__Aim__
Go through the listing below and gather every line with the word "full".

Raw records
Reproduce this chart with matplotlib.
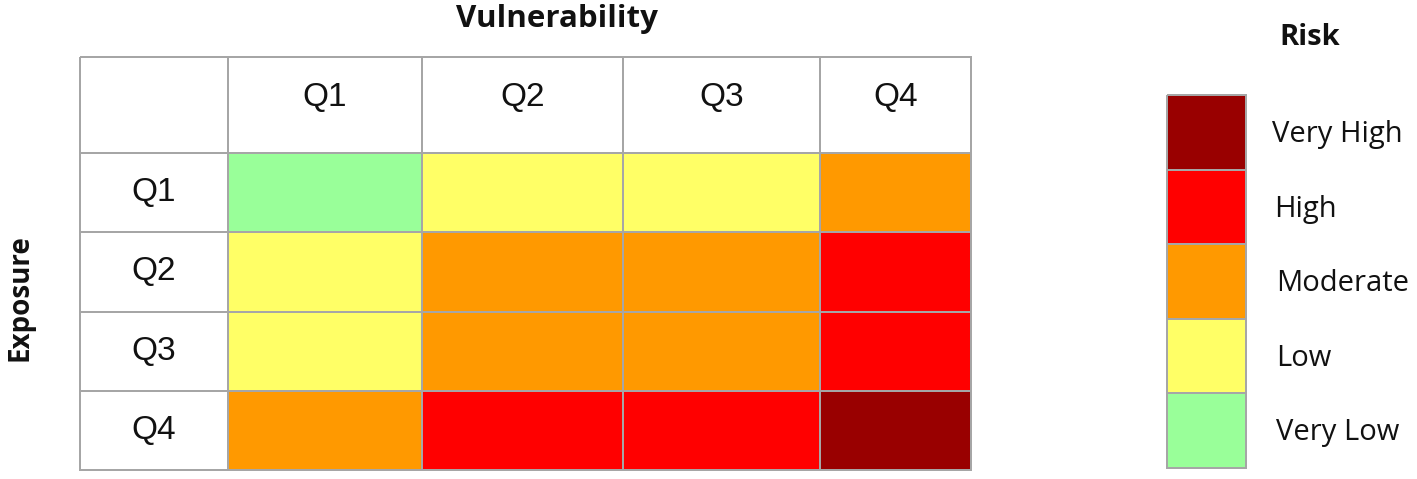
import numpy as np
import matplotlib.pyplot as plt
from matplotlib.colors import ListedColormap

# Datos de la matriz de riesgo
vuln_labels = ["Q1", "Q2", "Q3", "Q4"]
expo_labels = ["Q1", "Q2", "Q3", "Q4"]
risk_levels = ["Very Low", "Low", "Moderate", "High", "Very High"]
risk_colors = ["#99FF99", "#FFFF66", "#FF9900", "#FF0000", "#990000"]
# filas = Exposure Q1..Q4, columnas = Vulnerability Q1..Q4 (indice en risk_levels)
risk_matrix = [
    [0, 1, 1, 2],
    [1, 2, 2, 3],
    [1, 2, 2, 3],
    [2, 3, 3, 4],
]

# Maquetación en píxeles de la figura
col_edges = [80, 228, 422, 623, 820, 971]
row_edges = [57, 153, 232, 312, 391, 470]
leg_x = [1167, 1246]
leg_y = [95, 170, 244, 319, 393, 468]
grid_color = "#A6A6A6"
q_font = "Liberation Sans"
txt_font = "Open Sans"

fig = plt.figure(figsize=(14.17, 4.79), dpi=100)
ax = fig.add_axes([0, 0, 1, 1])
ax.set_xlim(0, 1417)
ax.set_ylim(479, 0)
ax.axis("off")

# Tabla completa: -1 = celda de cabecera (blanca)
full = np.full((5, 5), -1)
full[1:, 1:] = np.array(risk_matrix)
cmap = ListedColormap(["white"] + risk_colors)
ax.pcolormesh(col_edges, row_edges, full, cmap=cmap, vmin=-1.5, vmax=4.5,
              edgecolors=grid_color, linewidth=1.4)

cx = [(a + b) / 2 for a, b in zip(col_edges[:-1], col_edges[1:])]
cy = [(a + b) / 2 for a, b in zip(row_edges[:-1], row_edges[1:])]
for i, lab in enumerate(vuln_labels):
    ax.text(cx[i + 1], cy[0] - 8, lab, ha="center", va="center",
            fontsize=24, family=q_font, color="#111111")
for i, lab in enumerate(expo_labels):
    ax.text(cx[0], cy[i + 1], lab, ha="center", va="center",
            fontsize=24, family=q_font, color="#111111")

ax.text(557, 19, "Vulnerability", ha="center", va="center", fontsize=22.5,
        fontweight="bold", family=txt_font, color="#111111")
ax.text(20, 298, "Exposure", ha="center", va="center", fontsize=20,
        fontweight="bold", family=txt_font, rotation=90, color="#111111")

# Leyenda de riesgo (de Very High arriba a Very Low abajo)
leg_vals = np.arange(len(risk_levels))[::-1].reshape(-1, 1)
ax.pcolormesh(leg_x, leg_y, leg_vals, cmap=ListedColormap(risk_colors),
              vmin=-0.5, vmax=4.5, edgecolors=grid_color, linewidth=1.4)
ly = [(a + b) / 2 for a, b in zip(leg_y[:-1], leg_y[1:])]
for k, (y, v) in enumerate(zip(ly, leg_vals[:, 0])):
    ax.text(1272 + min(k, 2) * 2, y + 2, risk_levels[v], ha="left",
            va="center", fontsize=21, family=txt_font, color="#111111")
ax.text(1310, 37, "Risk", ha="center", va="center", fontsize=21,
        fontweight="bold", family=txt_font, color="#111111")

fig.savefig("out.png", dpi=100)
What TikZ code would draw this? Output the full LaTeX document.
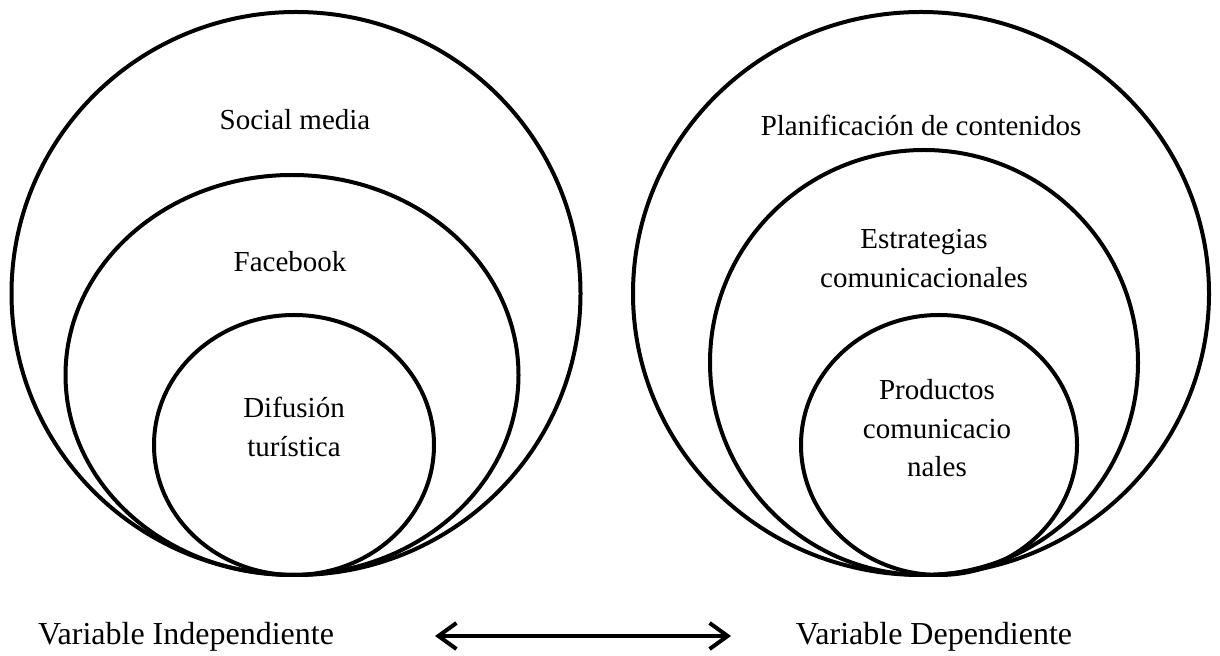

__Solution for this task__
full = np.full((5, 5), -1)
full[1:, 1:] = np.array(risk_matrix)
ax.pcolormesh(col_edges, row_edges, full, cmap=cmap, vmin=-1.5, vmax=4.5,
What TikZ code would draw this? Output the full LaTeX document.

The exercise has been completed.